§ Collected material

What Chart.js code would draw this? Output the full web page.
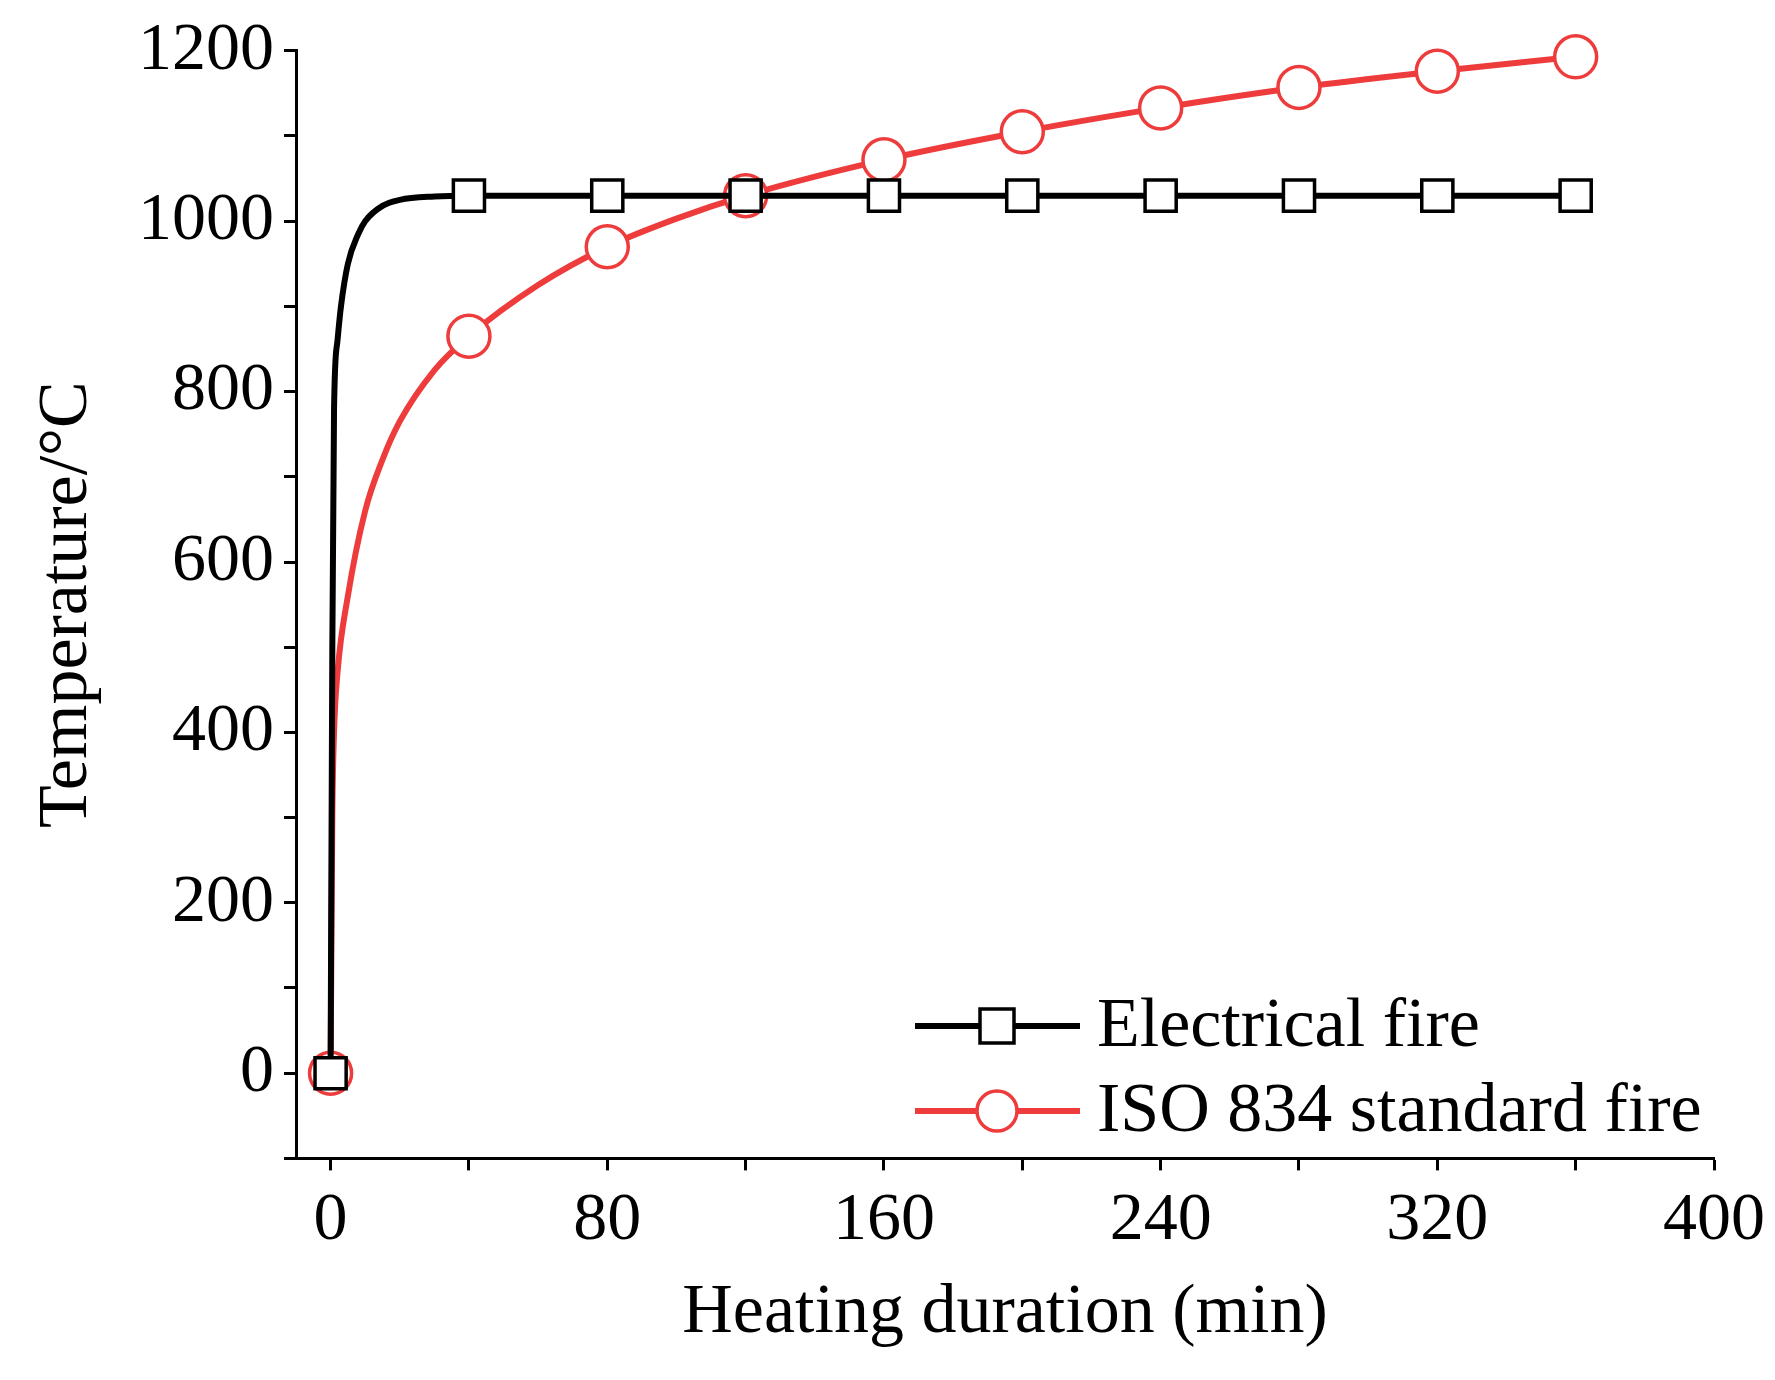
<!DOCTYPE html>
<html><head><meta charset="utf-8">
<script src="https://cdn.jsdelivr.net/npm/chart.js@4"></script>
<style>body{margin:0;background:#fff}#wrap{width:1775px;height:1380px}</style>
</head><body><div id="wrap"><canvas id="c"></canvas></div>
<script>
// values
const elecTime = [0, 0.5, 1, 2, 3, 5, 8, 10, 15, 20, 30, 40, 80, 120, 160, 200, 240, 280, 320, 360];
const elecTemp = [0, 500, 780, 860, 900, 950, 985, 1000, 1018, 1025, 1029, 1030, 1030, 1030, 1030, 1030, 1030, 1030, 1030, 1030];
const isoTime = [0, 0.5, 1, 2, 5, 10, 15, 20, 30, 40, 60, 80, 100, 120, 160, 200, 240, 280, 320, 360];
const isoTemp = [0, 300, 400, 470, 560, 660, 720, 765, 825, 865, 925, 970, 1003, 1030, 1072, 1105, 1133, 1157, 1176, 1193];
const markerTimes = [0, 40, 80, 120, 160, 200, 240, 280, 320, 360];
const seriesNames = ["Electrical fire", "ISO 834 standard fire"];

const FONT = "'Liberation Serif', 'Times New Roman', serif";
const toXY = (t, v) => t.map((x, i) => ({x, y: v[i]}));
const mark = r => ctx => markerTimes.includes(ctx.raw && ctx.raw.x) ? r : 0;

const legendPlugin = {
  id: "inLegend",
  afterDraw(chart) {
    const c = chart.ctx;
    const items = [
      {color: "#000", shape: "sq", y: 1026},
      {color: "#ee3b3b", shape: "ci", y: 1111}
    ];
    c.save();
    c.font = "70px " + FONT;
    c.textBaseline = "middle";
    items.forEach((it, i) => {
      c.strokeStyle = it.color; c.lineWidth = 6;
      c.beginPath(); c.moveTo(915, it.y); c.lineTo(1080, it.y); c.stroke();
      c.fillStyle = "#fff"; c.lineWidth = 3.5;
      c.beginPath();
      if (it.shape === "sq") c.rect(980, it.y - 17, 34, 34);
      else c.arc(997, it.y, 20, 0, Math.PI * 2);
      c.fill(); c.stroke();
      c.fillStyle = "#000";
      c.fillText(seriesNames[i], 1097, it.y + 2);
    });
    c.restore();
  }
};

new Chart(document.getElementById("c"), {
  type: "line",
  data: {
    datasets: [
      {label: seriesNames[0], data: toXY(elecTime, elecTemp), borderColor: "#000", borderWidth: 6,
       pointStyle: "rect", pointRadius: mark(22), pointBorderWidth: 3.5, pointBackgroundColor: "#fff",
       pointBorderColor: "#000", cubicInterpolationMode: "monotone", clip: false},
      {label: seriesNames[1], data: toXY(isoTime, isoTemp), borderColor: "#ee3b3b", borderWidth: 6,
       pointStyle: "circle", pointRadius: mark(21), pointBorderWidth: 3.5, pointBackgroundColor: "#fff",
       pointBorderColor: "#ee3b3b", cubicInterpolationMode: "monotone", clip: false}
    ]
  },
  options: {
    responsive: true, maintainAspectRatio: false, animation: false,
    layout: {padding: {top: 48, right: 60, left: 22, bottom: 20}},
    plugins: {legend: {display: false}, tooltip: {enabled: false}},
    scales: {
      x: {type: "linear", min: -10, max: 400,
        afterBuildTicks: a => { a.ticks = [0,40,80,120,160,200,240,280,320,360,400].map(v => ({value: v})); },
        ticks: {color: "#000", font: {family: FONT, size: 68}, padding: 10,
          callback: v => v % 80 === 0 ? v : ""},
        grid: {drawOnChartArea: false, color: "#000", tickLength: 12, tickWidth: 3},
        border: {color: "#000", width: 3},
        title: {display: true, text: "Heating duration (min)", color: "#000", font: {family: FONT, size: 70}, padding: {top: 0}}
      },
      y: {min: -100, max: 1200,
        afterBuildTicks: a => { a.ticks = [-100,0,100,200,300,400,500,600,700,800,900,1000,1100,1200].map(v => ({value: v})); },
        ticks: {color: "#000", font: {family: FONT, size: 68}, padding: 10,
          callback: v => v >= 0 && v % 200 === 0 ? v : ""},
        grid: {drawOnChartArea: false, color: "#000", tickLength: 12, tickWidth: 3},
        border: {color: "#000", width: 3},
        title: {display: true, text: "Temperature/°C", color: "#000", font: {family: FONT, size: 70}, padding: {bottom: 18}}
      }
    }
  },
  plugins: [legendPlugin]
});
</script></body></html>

§ Short exercise
From the material above, copy everything exactly but the pictures.

§ Answer in full
What Chart.js code would draw this? Output the full web page.
<!DOCTYPE html>
<html><head><meta charset="utf-8">
<script src="https://cdn.jsdelivr.net/npm/chart.js@4"></script>
<style>body{margin:0;background:#fff}#wrap{width:1775px;height:1380px}</style>
</head><body><div id="wrap"><canvas id="c"></canvas></div>
<script>
// values
const elecTime = [0, 0.5, 1, 2, 3, 5, 8, 10, 15, 20, 30, 40, 80, 120, 160, 200, 240, 280, 320, 360];
const elecTemp = [0, 500, 780, 860, 900, 950, 985, 1000, 1018, 1025, 1029, 1030, 1030, 1030, 1030, 1030, 1030, 1030, 1030, 1030];
const isoTime = [0, 0.5, 1, 2, 5, 10, 15, 20, 30, 40, 60, 80, 100, 120, 160, 200, 240, 280, 320, 360];
const isoTemp = [0, 300, 400, 470, 560, 660, 720, 765, 825, 865, 925, 970, 1003, 1030, 1072, 1105, 1133, 1157, 1176, 1193];
const markerTimes = [0, 40, 80, 120, 160, 200, 240, 280, 320, 360];
const seriesNames = ["Electrical fire", "ISO 834 standard fire"];

const FONT = "'Liberation Serif', 'Times New Roman', serif";
const toXY = (t, v) => t.map((x, i) => ({x, y: v[i]}));
const mark = r => ctx => markerTimes.includes(ctx.raw && ctx.raw.x) ? r : 0;

const legendPlugin = {
  id: "inLegend",
  afterDraw(chart) {
    const c = chart.ctx;
    const items = [
      {color: "#000", shape: "sq", y: 1026},
      {color: "#ee3b3b", shape: "ci", y: 1111}
    ];
    c.save();
    c.font = "70px " + FONT;
    c.textBaseline = "middle";
    items.forEach((it, i) => {
      c.strokeStyle = it.color; c.lineWidth = 6;
      c.beginPath(); c.moveTo(915, it.y); c.lineTo(1080, it.y); c.stroke();
      c.fillStyle = "#fff"; c.lineWidth = 3.5;
      c.beginPath();
      if (it.shape === "sq") c.rect(980, it.y - 17, 34, 34);
      else c.arc(997, it.y, 20, 0, Math.PI * 2);
      c.fill(); c.stroke();
      c.fillStyle = "#000";
      c.fillText(seriesNames[i], 1097, it.y + 2);
    });
    c.restore();
  }
};

new Chart(document.getElementById("c"), {
  type: "line",
  data: {
    datasets: [
      {label: seriesNames[0], data: toXY(elecTime, elecTemp), borderColor: "#000", borderWidth: 6,
       pointStyle: "rect", pointRadius: mark(22), pointBorderWidth: 3.5, pointBackgroundColor: "#fff",
       pointBorderColor: "#000", cubicInterpolationMode: "monotone", clip: false},
      {label: seriesNames[1], data: toXY(isoTime, isoTemp), borderColor: "#ee3b3b", borderWidth: 6,
       pointStyle: "circle", pointRadius: mark(21), pointBorderWidth: 3.5, pointBackgroundColor: "#fff",
       pointBorderColor: "#ee3b3b", cubicInterpolationMode: "monotone", clip: false}
    ]
  },
  options: {
    responsive: true, maintainAspectRatio: false, animation: false,
    layout: {padding: {top: 48, right: 60, left: 22, bottom: 20}},
    plugins: {legend: {display: false}, tooltip: {enabled: false}},
    scales: {
      x: {type: "linear", min: -10, max: 400,
        afterBuildTicks: a => { a.ticks = [0,40,80,120,160,200,240,280,320,360,400].map(v => ({value: v})); },
        ticks: {color: "#000", font: {family: FONT, size: 68}, padding: 10,
          callback: v => v % 80 === 0 ? v : ""},
        grid: {drawOnChartArea: false, color: "#000", tickLength: 12, tickWidth: 3},
        border: {color: "#000", width: 3},
        title: {display: true, text: "Heating duration (min)", color: "#000", font: {family: FONT, size: 70}, padding: {top: 0}}
      },
      y: {min: -100, max: 1200,
        afterBuildTicks: a => { a.ticks = [-100,0,100,200,300,400,500,600,700,800,900,1000,1100,1200].map(v => ({value: v})); },
        ticks: {color: "#000", font: {family: FONT, size: 68}, padding: 10,
          callback: v => v >= 0 && v % 200 === 0 ? v : ""},
        grid: {drawOnChartArea: false, color: "#000", tickLength: 12, tickWidth: 3},
        border: {color: "#000", width: 3},
        title: {display: true, text: "Temperature/°C", color: "#000", font: {family: FONT, size: 70}, padding: {bottom: 18}}
      }
    }
  },
  plugins: [legendPlugin]
});
</script></body></html>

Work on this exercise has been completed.